The company has also teamed with Australia’s Marquee Resources, which is sole funding a $2.5-million work campaign to advance the past-producing Werner Lake cobalt mine in Ontario, where a drilling program is underway.   

NEO LITHIUM

Waldo Perez-led Neo Lithium (TSXV: NLC; US-OTC: NTTHF) is active in South America’s Lithium Triangle. Its Tres Quebradas (3Q) lithium brine project in Argentina’s Catamarca province covers 350 sq. km, and hosts a measured and indicated resource of 714,000 tonnes lithium-carbonate equivalent at an average grade of 716 mg lithium per litre, plus an inferred resource of 1.34 million tonnes lithium-carbonate equivalent at an average grade of 713 mg lithium per litre.

Neo Lithium says 3Q is one of the highest-grade lithium brine projects in the world.

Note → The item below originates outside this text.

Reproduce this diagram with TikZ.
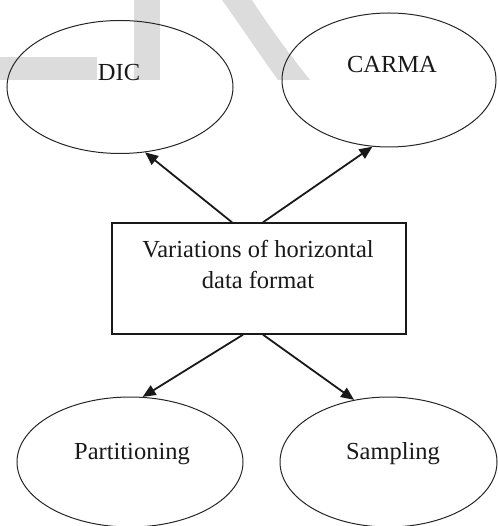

It has the lowest impurity content of any known salar; its salar footprint is large, at over 150 sq. km; and it is wholly owned and fully permitted.

Neo Lithium says the highlights of its recently completed second drilling season at 3Q are: the highest-grade intercept ever over 99.5 metres, with an average of 1,407 mg per litre lithium and 10,562 mg per litre potassium; the average grade of all drill samples coming at 14% higher than the initial season’s results; and the deep aquifer drilled to 647 metres, and still open at depth.

STANDARD LITHIUM

Standard Lithium (TSXV: SLL; US-OTC: STLHF) is exploring and developing its Bristol Dry Lake lithium project in the Mojave region of San Bernardino County, California.

The Vancouver-based junior says the location has infrastructure in place, with easy road and rail access, and abundant electricity and water sources, and is already permitted for extensive brine extraction and processing activities.

The company is also starting due diligence and resource evaluation on 121 sq. km of brine leases located in the Smackover Formation in southern Arkansas.       

In mid-June, Standard Lithium engaged consultants Hunt, Guillot & Associates of Ruston, La., to provide engineering services for site preparation, utility connections, and brine supply and disposal pipeline connections at Standard’s pilot plant site in El Dorado, Arkansas.